▶ GIVEN INFORMATION:
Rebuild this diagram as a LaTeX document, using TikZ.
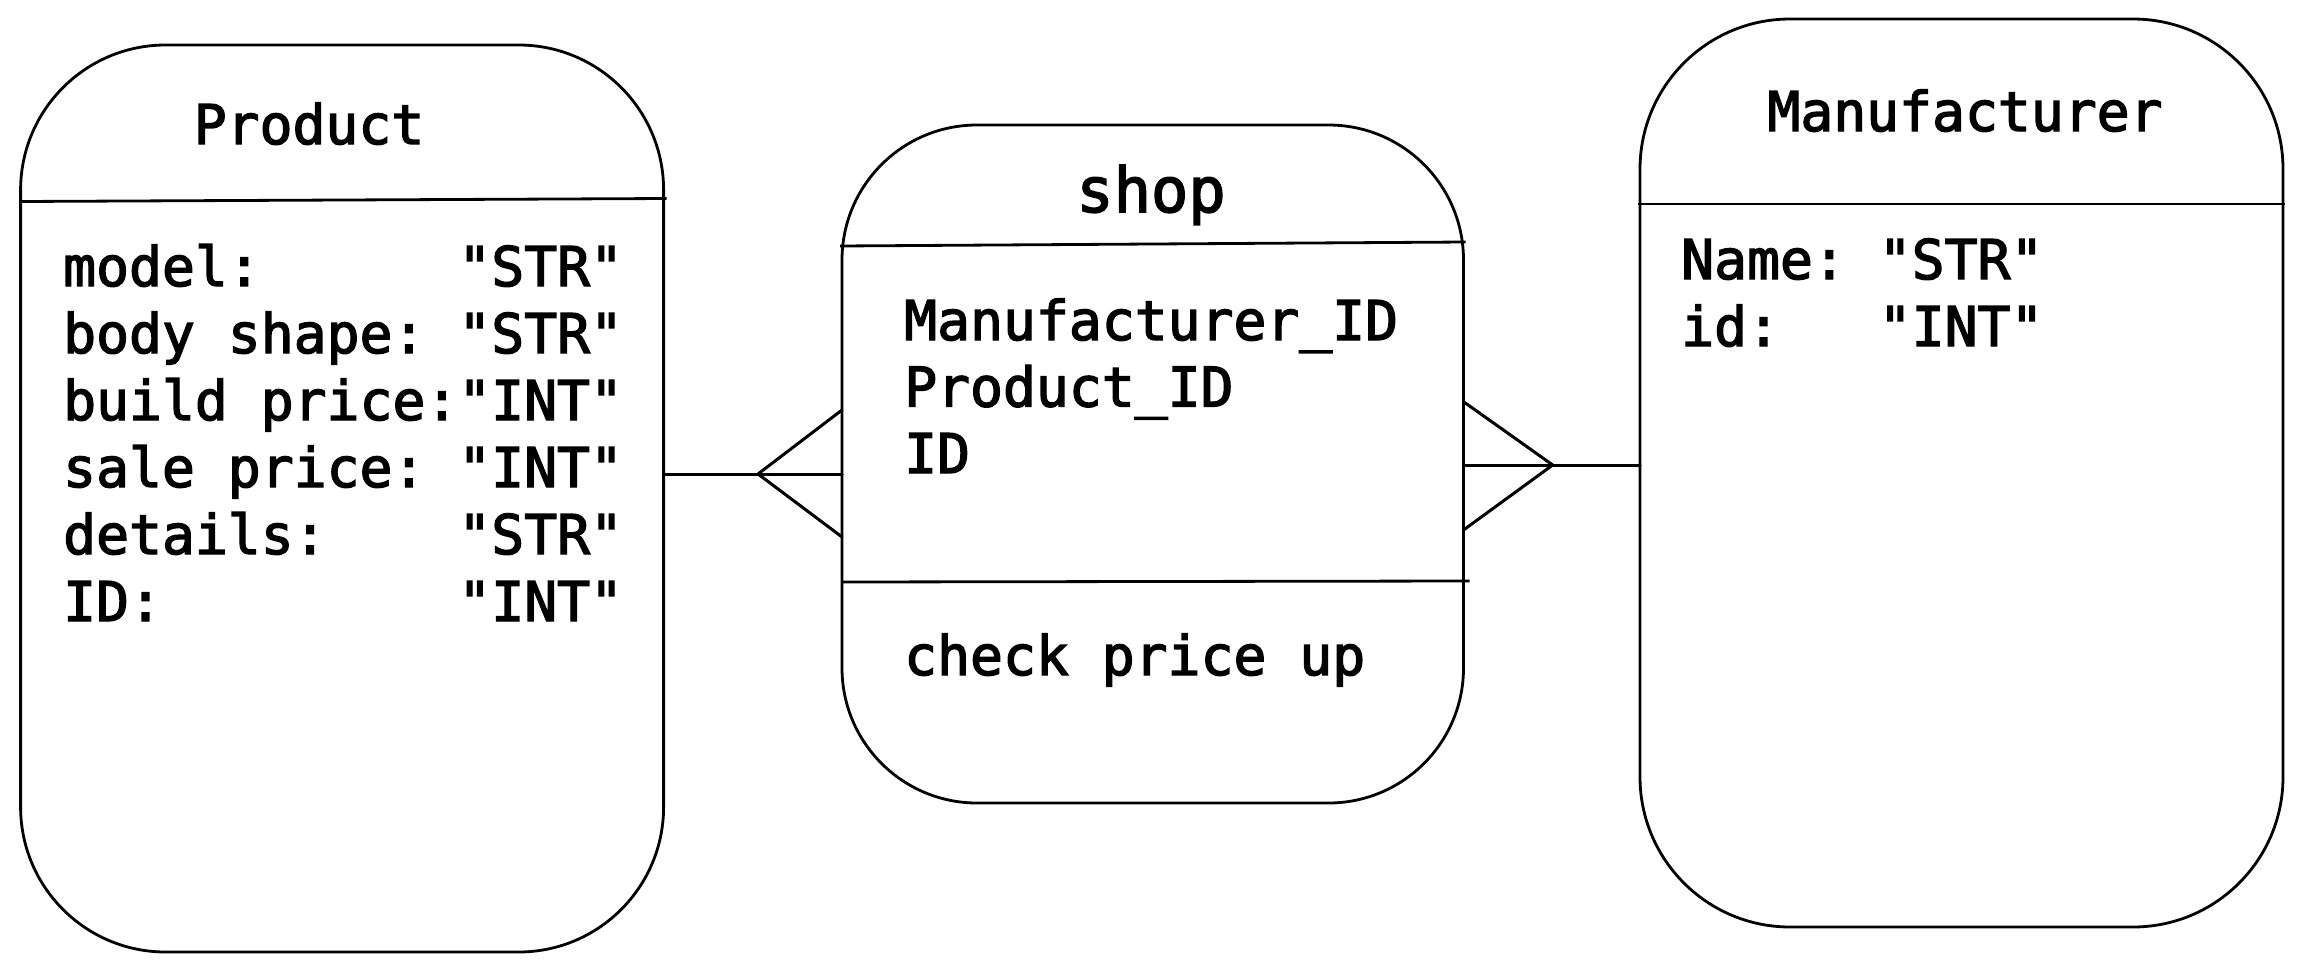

* * *

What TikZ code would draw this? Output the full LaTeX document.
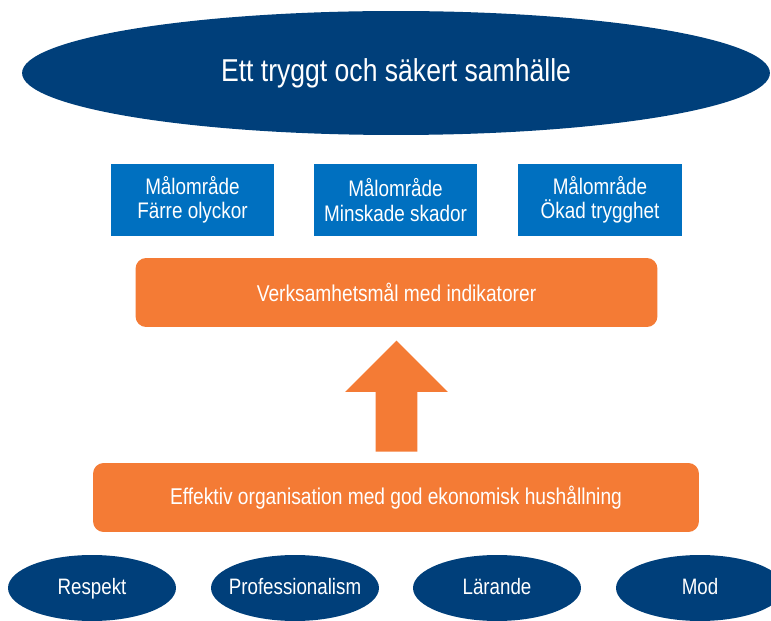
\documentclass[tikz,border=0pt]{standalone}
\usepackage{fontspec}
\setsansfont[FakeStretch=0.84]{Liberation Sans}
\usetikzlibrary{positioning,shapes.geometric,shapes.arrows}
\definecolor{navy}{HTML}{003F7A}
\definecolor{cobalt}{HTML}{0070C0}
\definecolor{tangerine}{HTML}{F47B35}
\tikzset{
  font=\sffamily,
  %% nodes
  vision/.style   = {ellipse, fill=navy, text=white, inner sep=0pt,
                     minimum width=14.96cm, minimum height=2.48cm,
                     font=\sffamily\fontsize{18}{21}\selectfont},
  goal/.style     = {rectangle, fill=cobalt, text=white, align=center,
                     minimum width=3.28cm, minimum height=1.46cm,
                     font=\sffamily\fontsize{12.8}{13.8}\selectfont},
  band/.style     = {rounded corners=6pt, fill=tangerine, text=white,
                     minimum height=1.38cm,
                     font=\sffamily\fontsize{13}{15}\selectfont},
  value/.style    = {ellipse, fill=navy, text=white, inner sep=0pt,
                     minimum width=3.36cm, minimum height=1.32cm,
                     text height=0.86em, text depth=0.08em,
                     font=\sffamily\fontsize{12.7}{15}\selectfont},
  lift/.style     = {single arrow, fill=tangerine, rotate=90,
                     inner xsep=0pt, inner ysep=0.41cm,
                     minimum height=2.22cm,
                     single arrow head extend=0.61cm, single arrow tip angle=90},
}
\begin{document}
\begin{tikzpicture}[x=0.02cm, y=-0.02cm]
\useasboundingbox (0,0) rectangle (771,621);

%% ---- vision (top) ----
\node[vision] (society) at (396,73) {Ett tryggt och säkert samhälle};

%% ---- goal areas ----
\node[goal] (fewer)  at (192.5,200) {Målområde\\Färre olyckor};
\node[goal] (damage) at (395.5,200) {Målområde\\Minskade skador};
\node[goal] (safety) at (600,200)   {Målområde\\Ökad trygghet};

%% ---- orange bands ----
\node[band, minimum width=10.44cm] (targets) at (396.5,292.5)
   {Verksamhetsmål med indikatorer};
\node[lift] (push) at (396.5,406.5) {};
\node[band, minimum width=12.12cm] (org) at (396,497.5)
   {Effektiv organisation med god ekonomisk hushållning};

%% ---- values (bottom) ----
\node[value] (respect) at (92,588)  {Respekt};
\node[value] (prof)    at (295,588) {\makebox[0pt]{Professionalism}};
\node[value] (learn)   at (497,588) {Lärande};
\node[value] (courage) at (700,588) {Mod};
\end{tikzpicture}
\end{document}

▶ WORK TO DO:
Identify the lines that hold the word "this". Copy every one of them.

▶ WRITTEN SOLUTION:
Rebuild this diagram as a LaTeX document, using TikZ.
What TikZ code would draw this? Output the full LaTeX document.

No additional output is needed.